Sanar el cuerpo requiere revisar la vida que lo sostuvo, los silencios que lo alimentaron, los vínculos que se rompieron o nunca se establecieron. Implica dejar de vivir para sobrevivir, y comenzar a habitarse con más honestidad. Aprender a decir que no. A frenar. A pedir ayuda. A expresar lo que duele. A reconocer que la fortaleza no está en resistir sola, sino en saberse vulnerable.

Hoy, como psicóloga pero también como alguien que ha vivido el proceso oncológico, puedo decir con certeza que el cáncer no solo cambia el cuerpo. Cambia la forma en que nos contamos la vida.

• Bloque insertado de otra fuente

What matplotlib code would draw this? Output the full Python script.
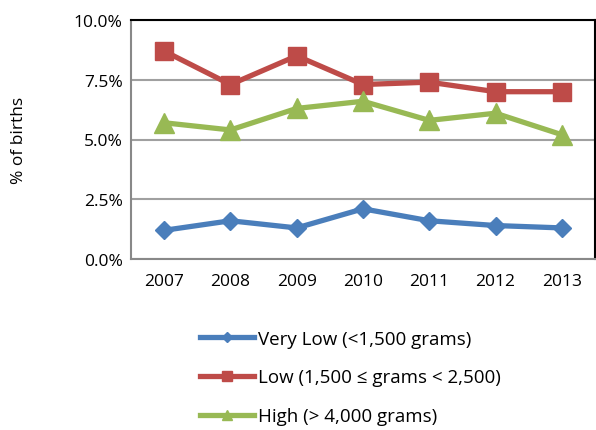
import matplotlib.pyplot as plt
from matplotlib.ticker import FuncFormatter

plt.rcParams['font.family'] = ['Open Sans', 'DejaVu Sans']

years = ['2007', '2008', '2009', '2010', '2011', '2012', '2013']
very_low = [1.2, 1.6, 1.3, 2.1, 1.6, 1.4, 1.3]
low = [8.7, 7.3, 8.5, 7.3, 7.4, 7.0, 7.0]
high = [5.7, 5.4, 6.3, 6.6, 5.8, 6.1, 5.2]
labels = ['Very Low (<1,500 grams)', 'Low (1,500 \u2264 grams < 2,500)', 'High (> 4,000 grams)']

fig = plt.figure(figsize=(5.96, 4.31), dpi=100)
ax = fig.add_axes([131 / 596, 1 - 260 / 431, 464 / 596, 239 / 431])

x = range(len(years))
ax.plot(x, very_low, color='#4a7ebb', lw=3.8, marker='D', ms=9.5, label=labels[0], zorder=3)
ax.plot(x, low, color='#be4b48', lw=3.8, marker='s', ms=13.5, label=labels[1], zorder=3)
ax.plot(x, high, color='#98b954', lw=3.8, marker='^', ms=14, label=labels[2], zorder=3)

ax.set_xlim(-0.5, 6.5)
ax.set_ylim(0, 10)
ax.set_yticks([0, 2.5, 5, 7.5, 10])
ax.yaxis.set_major_formatter(FuncFormatter(lambda v, p: '%.1f%%' % v))
ax.set_xticks(list(x))
ax.set_xticklabels(years)
ax.tick_params(length=0, labelsize=12.5, pad=10)
ax.tick_params(axis='y', pad=6)
ax.grid(axis='y', color='#a0a0a0', lw=1.5)
ax.set_axisbelow(True)
for s in ['left', 'bottom']:
    ax.spines[s].set_color('#888888')
    ax.spines[s].set_linewidth(1.5)
for s in ['top', 'right']:
    ax.spines[s].set_color('black')
    ax.spines[s].set_linewidth(1.5)

ax.set_ylabel('% of births', fontsize=12.5, labelpad=34)

fig.legend(loc='upper left', bbox_to_anchor=(183 / 596, 1 - 314 / 431), frameon=False,
           fontsize=13.5, handlelength=2.9, markerscale=0.5, labelspacing=1.1, handletextpad=0.2)

fig.savefig('out.png', dpi=100)
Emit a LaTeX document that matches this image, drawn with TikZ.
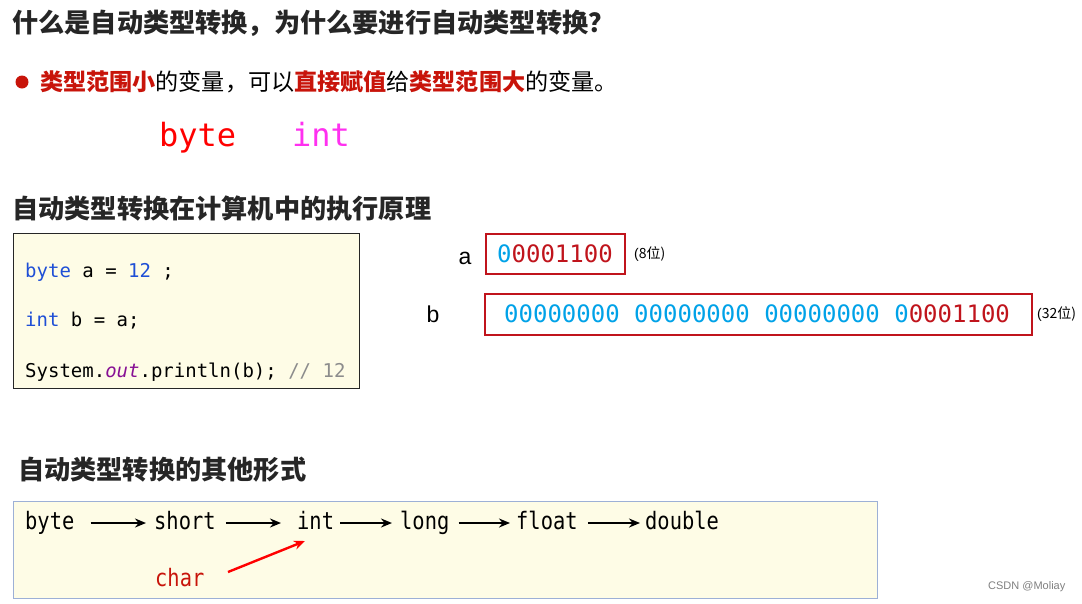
\documentclass[tikz,border=0pt]{standalone}
\usepackage{fontspec}
\usetikzlibrary{arrows.meta}
\newfontfamily\cjk{Noto Sans CJK SC}
\newfontfamily\mono{DejaVu Sans Mono}
\newfontfamily\monon{DejaVu Sans Mono}[FakeStretch=0.85]
\newfontfamily\sans{Liberation Sans}
\definecolor{titlec}{HTML}{262626}
\definecolor{emred}{HTML}{C8140A}
\definecolor{boxred}{HTML}{C0141C}
\definecolor{bitblue}{HTML}{00A2E8}
\definecolor{codeblue}{HTML}{1F4FD6}
\definecolor{codepurple}{HTML}{871094}
\definecolor{codegray}{HTML}{8C8C8C}
\definecolor{paper}{HTML}{FEFCE6}
\definecolor{bluegray}{HTML}{9DB0D6}
\definecolor{brightmag}{HTML}{FF30F0}
\tikzset{
  heading/.style={anchor=west, inner sep=0pt, text=titlec, font=\cjk\bfseries\fontsize{26.2}{30}\selectfont},
  codeline/.style={anchor=base west, inner sep=0pt, font=\mono\fontsize{19}{22}\selectfont},
  bits/.style={anchor=base west, inner sep=0pt, font=\mono\fontsize{24}{28}\selectfont},
  varname/.style={anchor=base, inner sep=0pt, font=\sans\fontsize{23}{26}\selectfont},
  note/.style={anchor=west, inner sep=0pt, font=\sans\fontsize{14}{16}\selectfont},
  bitbox/.style={draw=boxred, line width=2pt},
  chain/.style={anchor=base west, inner sep=0pt, font=\monon\fontsize{24}{28}\selectfont},
  chainarrow/.style={line width=2.6pt, -{Stealth[length=11pt,width=9pt]}},
}
\begin{document}
\begin{tikzpicture}[x=1pt,y=-1pt]
\useasboundingbox[fill=white] (0,0) rectangle (1082,603);
% title
\node[heading] (title) at (12,23) {什么是自动类型转换，为什么要进行自动类型转换？};
% bullet
\fill[emred] (22,82) circle (6.5);
\node[anchor=west, inner sep=0pt, font=\cjk\fontsize{23.1}{27}\selectfont] (bullet) at (40,82)
  {\textcolor{emred}{\bfseries 类型范围小}的变量，可以\textcolor{emred}{\bfseries 直接赋值}给\textcolor{emred}{\bfseries 类型范围大}的变量。};
\node[anchor=base west, inner sep=0pt, text=red, font=\mono\fontsize{32}{36}\selectfont] (bytebig) at (159,146) {byte};
\node[anchor=base west, inner sep=0pt, text=brightmag, font=\mono\fontsize{32}{36}\selectfont] (intbig) at (292,146) {int};
% section 2
\node[heading] (sec2) at (12,209) {自动类型转换在计算机中的执行原理};
\node[draw=titlec, line width=0.8pt, fill=paper, minimum width=346pt, minimum height=155pt, anchor=north west, inner sep=0pt] (codebox) at (13,233) {};
\node[codeline] (c1) at (25,277) {\textcolor{codeblue}{byte} a = \textcolor{codeblue}{12} ;};
\node[codeline] (c2) at (25,326) {\textcolor{codeblue}{int} b = a;};
\node[codeline] (c3) at (25,377) {System.\textcolor{codepurple}{\itshape out}.println(b); \textcolor{codegray}{// 12}};
% bit boxes
\node[varname] (va) at (465,264) {a};
\node[bitbox, minimum width=139pt, minimum height=40pt, anchor=north west, inner sep=0pt] (boxa) at (485,233) {};
\node[bits] (bitsa) at (497,262) {\textcolor{bitblue}{0}\textcolor{boxred}{0001100}};
\node[note] (n8) at (634,254) {(\cjk 8位)};
\node[varname] (vb) at (433,322) {b};
\node[bitbox, minimum width=547pt, minimum height=41pt, anchor=north west, inner sep=0pt] (boxb) at (484,293) {};
\node[bits] (bitsb) at (504,322) {\textcolor{bitblue}{00000000 00000000 00000000 0}\textcolor{boxred}{0001100}};
\node[note] (n32) at (1037,314) {(\cjk 32位)};
% section 3
\node[heading] (sec3) at (18,470) {自动类型转换的其他形式};
\node[draw=bluegray, line width=0.8pt, fill=paper, minimum width=864pt, minimum height=97pt, anchor=north west, inner sep=0pt] (chainbox) at (13,501) {};
\node[chain] (tbyte) at (25,529) {byte};
\node[chain] (tshort) at (154,529) {short};
\node[chain] (tint) at (297,529) {int};
\node[chain] (tlong) at (400,529) {long};
\node[chain] (tfloat) at (516,529) {float};
\node[chain] (tdouble) at (645,529) {double};
\node[chain, text=emred] (tchar) at (155,586) {char};
\coordinate (a1s) at (92,523); \coordinate (a1e) at (146,523);
\draw[chainarrow] (tbyte.east |- a1s) ++(16,0) -- ([xshift=-8pt]tshort.west |- a1e);
\draw[chainarrow] ([xshift=10pt]tshort.east |- a1s) -- ([xshift=-16pt]tint.west |- a1e);
\draw[chainarrow] ([xshift=6pt]tint.east |- a1s) -- ([xshift=-8pt]tlong.west |- a1e);
\draw[chainarrow] ([xshift=9pt]tlong.east |- a1s) -- ([xshift=-6pt]tfloat.west |- a1e);
\draw[chainarrow] ([xshift=10pt]tfloat.east |- a1s) -- ([xshift=-5pt]tdouble.west |- a1e);
\coordinate (intfoot) at (305,541);
\coordinate (charhead) at (228,572);
\draw[line width=2.4pt, red, -{Stealth[length=11pt,width=9pt]}] (charhead) -- (intfoot);
\node[anchor=west, inner sep=0pt, text=gray, font=\sans\fontsize{11}{13}\selectfont] (wm) at (988,587) {CSDN @Moliay};
\end{tikzpicture}
\end{document}
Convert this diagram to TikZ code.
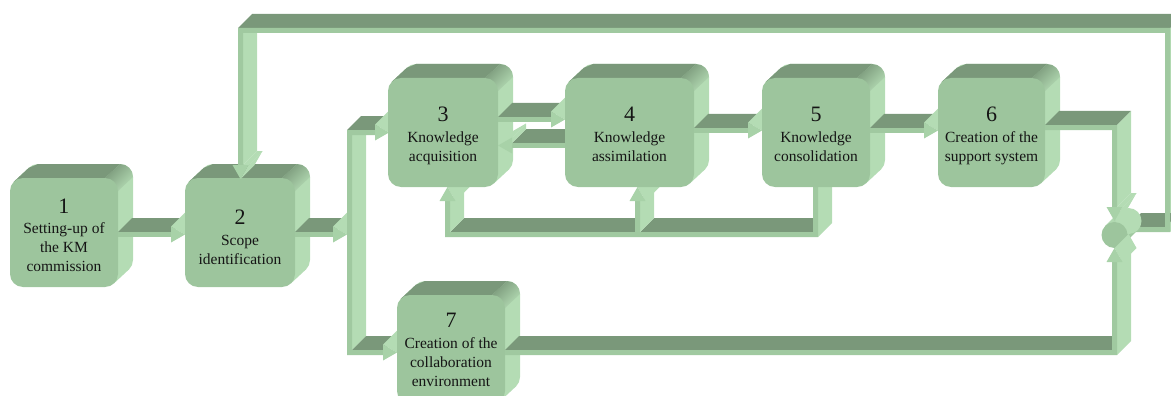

Cambia la mirada sobre nuestros afectos, nuestros límites, nuestras elecciones. Y, si lo permitimos, también puede cambiar el modo en que habitamos nuestro presente.

Este octubre, más allá del lazo rosado, te invito a mirar hacia adentro. A escuchar lo que tu cuerpo lleva tiempo intentando decir. A soltar el peso que no es tuyo. A prevenir no solo desde la mamografía, sino desde la coherencia emocional. Porque el cuerpo no olvida. Y muchas veces, enferma por todo lo que el alma calló.

Ojalá no te toque vivirlo. Pero si alguna vez el cáncer llega a tu vida o a la de alguien cercano, recuerda: no tiene por qué ser el final. Hay posibilidades. Hay ciencia. Hay herramientas. Y sobre todo, hay acompañamiento si te lo permites. Lo que más desgasta no es la enfermedad, sino el peso emocional de pensar que no hay salida. A veces, lo que cambia el rumbo no es el diagnóstico, sino la actitud con la que se enfrenta.